A local Canar resident, one of a few I spoke to, who were fairly supportive of the community, Nayet, 31, tells me: “Some people really love it, others not so much. It depends on the person. It’s great for people who have no one, they accept everyone.”

Yet it is this acceptance of anyone moving there that has dealt the community its ultimate blow.

The raid would never have happened, after all, but for an Interpol report that the community was harbouring a wanted fugitive, unbeknown to them, they claim.  

It was a local police report about the alleged rape of an American member, earlier this year, that led to police to investigate further into the Frenchman.

“I am not sure the rape actually even happened,” says Chris. “It was something gossiped about within the community, but apparently with little real evidence.

SCENERY: Hippie residents take a stroll

“What is true is he was definitely fairly creepy and people tried to avoid him.

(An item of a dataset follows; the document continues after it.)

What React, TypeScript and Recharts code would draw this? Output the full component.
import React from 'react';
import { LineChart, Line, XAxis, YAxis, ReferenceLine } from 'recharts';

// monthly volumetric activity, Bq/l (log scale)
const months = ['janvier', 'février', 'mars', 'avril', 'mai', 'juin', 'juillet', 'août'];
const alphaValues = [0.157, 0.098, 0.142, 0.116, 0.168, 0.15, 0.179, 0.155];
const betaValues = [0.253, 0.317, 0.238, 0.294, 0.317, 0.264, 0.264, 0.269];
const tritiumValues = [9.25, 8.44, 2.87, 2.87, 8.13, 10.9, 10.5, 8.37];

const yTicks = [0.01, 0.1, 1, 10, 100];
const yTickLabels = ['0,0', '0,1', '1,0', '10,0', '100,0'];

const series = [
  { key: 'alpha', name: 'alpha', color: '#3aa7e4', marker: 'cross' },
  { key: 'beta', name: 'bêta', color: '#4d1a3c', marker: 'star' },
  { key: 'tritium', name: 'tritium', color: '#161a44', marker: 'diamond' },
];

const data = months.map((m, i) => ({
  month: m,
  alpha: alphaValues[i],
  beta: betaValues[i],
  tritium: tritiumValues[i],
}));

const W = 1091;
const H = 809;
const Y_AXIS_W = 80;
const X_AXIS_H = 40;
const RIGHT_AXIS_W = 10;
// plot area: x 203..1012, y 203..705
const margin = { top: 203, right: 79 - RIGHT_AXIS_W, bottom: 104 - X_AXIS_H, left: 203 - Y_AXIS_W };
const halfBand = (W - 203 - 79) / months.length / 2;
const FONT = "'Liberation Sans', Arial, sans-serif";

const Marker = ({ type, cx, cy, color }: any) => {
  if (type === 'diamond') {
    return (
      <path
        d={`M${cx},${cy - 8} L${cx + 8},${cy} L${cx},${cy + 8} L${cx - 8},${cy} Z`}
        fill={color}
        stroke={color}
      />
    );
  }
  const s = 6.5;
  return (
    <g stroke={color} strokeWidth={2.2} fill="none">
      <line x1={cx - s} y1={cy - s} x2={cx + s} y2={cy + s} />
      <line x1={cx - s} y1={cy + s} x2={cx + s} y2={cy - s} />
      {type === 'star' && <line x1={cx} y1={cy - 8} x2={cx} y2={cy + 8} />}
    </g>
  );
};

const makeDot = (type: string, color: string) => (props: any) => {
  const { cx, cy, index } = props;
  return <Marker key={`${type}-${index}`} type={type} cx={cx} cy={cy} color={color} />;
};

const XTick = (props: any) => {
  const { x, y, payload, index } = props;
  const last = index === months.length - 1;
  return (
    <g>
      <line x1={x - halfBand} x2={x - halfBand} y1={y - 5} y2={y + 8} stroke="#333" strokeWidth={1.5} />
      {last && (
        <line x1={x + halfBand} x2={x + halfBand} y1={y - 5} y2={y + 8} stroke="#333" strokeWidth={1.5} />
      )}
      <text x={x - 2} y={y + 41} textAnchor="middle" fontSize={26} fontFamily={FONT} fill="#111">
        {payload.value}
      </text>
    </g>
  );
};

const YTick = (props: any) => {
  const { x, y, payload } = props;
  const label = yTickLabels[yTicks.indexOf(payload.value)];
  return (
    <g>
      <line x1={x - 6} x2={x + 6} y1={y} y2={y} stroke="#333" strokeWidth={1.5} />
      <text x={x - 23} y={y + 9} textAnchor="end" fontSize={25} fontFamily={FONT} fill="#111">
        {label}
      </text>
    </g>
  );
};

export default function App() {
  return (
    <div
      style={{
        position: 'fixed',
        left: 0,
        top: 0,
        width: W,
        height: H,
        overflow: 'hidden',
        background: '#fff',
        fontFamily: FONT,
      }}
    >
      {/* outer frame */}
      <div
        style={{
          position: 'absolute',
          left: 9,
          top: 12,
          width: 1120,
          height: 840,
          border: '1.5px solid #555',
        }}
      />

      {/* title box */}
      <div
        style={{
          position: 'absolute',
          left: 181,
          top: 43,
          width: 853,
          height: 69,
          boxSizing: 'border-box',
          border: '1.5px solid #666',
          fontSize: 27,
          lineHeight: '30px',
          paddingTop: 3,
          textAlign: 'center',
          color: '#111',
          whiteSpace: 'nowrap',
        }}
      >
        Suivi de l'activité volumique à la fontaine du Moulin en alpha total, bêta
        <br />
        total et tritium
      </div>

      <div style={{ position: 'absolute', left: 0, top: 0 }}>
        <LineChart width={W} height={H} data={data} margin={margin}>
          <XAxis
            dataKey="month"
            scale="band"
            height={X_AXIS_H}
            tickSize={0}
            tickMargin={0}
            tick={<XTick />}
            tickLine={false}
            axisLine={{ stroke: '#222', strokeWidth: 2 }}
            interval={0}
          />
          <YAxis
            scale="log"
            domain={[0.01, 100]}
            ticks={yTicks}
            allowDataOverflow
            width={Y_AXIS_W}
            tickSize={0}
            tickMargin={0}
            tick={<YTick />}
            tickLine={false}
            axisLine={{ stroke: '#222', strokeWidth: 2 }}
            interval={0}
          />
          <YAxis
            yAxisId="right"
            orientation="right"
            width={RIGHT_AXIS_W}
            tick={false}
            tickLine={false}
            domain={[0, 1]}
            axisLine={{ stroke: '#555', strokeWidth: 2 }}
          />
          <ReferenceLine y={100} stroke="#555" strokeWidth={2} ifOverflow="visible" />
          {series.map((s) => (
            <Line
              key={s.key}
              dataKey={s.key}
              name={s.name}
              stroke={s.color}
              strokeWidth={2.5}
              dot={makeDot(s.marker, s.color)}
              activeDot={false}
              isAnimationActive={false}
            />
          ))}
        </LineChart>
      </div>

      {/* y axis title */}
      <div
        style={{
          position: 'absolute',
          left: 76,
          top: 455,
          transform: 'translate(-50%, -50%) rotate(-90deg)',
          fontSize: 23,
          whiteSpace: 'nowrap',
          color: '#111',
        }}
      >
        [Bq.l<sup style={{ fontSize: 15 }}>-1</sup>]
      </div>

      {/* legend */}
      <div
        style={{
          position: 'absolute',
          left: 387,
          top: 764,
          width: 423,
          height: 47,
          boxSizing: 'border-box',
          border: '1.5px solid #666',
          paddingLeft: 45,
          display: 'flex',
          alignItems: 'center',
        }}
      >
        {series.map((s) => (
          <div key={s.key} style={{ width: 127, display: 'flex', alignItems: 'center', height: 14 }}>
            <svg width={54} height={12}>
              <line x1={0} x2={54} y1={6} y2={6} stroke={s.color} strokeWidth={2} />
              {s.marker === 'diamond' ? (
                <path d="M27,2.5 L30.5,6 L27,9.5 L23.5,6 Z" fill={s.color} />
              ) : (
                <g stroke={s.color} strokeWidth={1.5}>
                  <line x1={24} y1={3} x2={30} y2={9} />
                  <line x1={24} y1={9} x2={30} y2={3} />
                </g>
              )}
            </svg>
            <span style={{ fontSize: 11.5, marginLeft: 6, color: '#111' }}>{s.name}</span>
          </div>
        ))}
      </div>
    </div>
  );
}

But that does not make him guilty and we didn’t know about the claims in France.”

Chris does however add that ‘more often than not’ the commune is ‘a doctor’s waiting room for the mentally unbalanced.’

This is certainly apparent from the vacant stares from some commune members … people who seem to do nothing all day but follow the the sun’s trajectory over their hillside.

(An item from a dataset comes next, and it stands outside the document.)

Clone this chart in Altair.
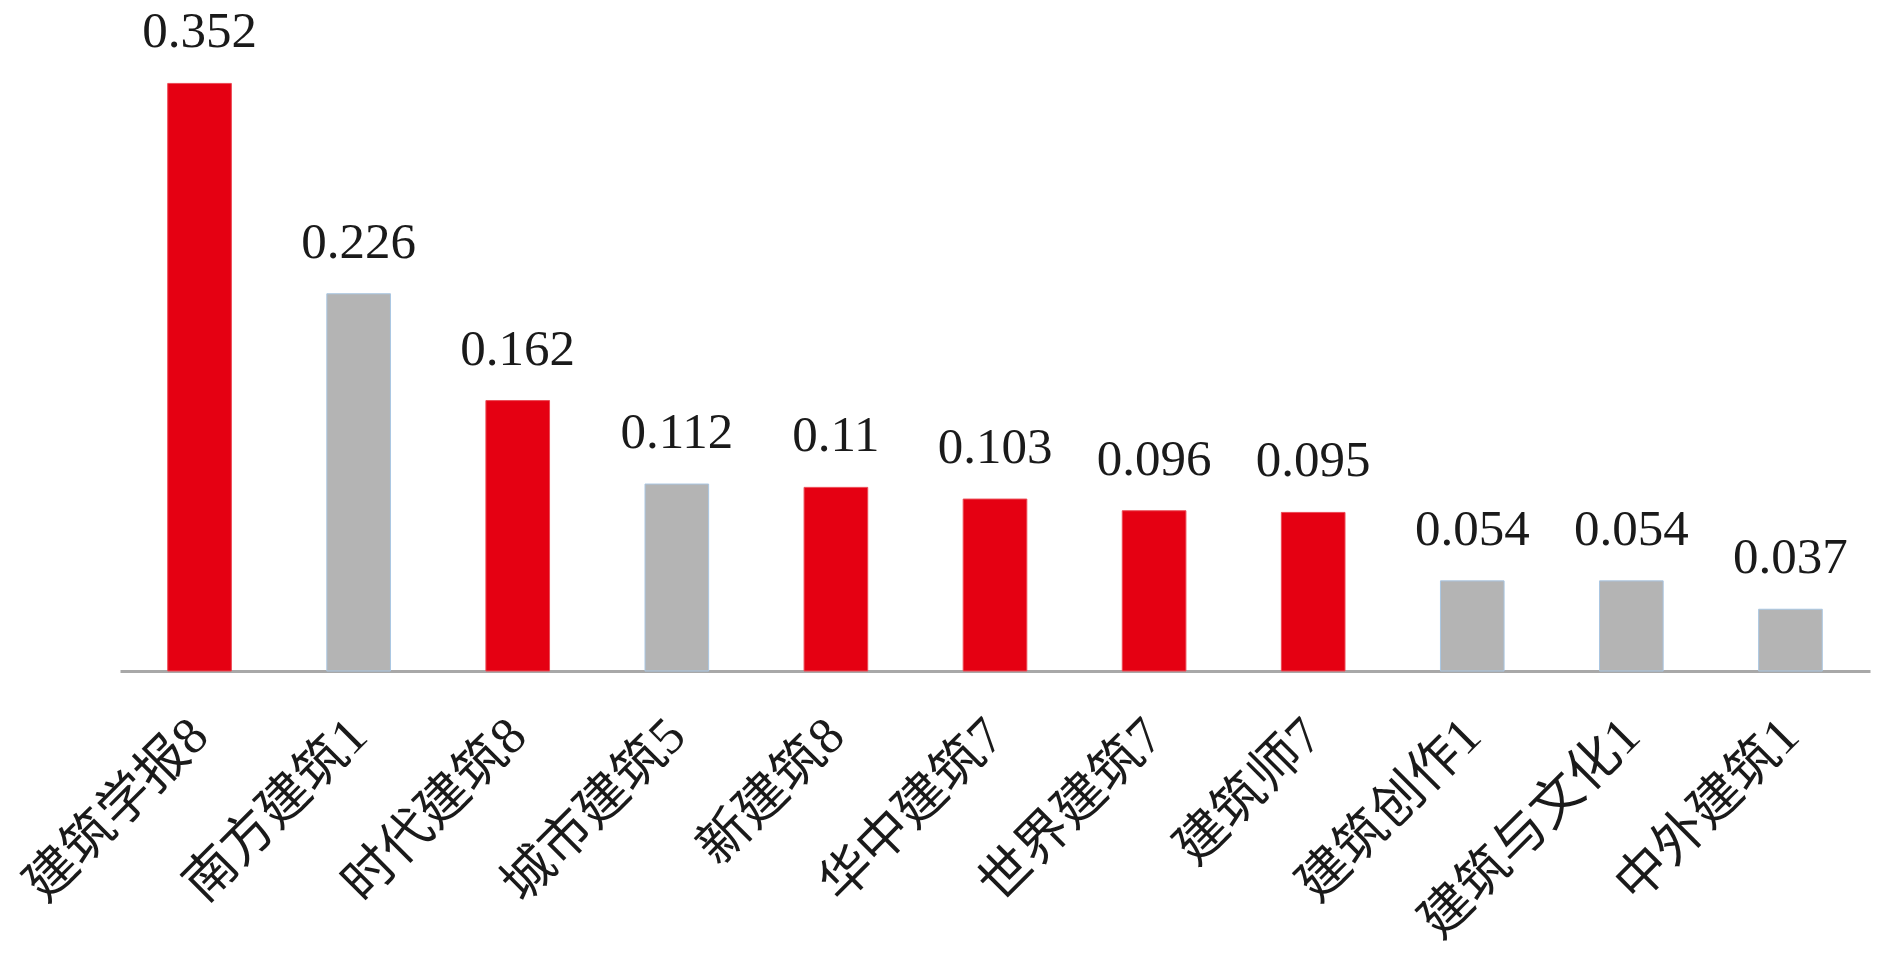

However, despite the odd drug-addled gargoyle, you feel increasingly welcome the longer you stay here because you are left to your own devices without being fully forgotten.

The commune is made up of structured pathways that snake around the camp, and a stream running through it which supplies drinking water.

The further up the hill you go, the more robust the buildings are. At the very top, I encounter a German family living in two tents with two teenage boys who are covered in dirt.

Grinding her teeth, the mother informs me they were fed up with Germany’s open door policy and moved here to escape job competition.  

“The system in Germany is broken. there are too many immigrants,” she says, perhaps ironically.

The father, a former computer engineer, takes his two boys to the camp’s community school from Monday to Thursday.

He tells me that 25 children attend the weekly classes where a traditional curriculum – including Maths, English and Science – is taught by three ‘teachers’ in English, Spanish and German.

During the raid, which he describes as undeserved, the police damaged one of their tents and stole a machete they had been using for home improvements.

Another resident believes the writing could be on the wall for the community and the group may soon be sent off to the winds.

It comes as during the police raid, officers took photos and measurements to sketch out a census of the community. “I’ve been here for four months and that was the first time I saw something like that. It’s a bad omen.”  

The truth is that to survive in Beneficio, you have to be resilient, hardened by your own ideals and with a clairvoyant picture that this life is better than the one you left behind in the country you once called home.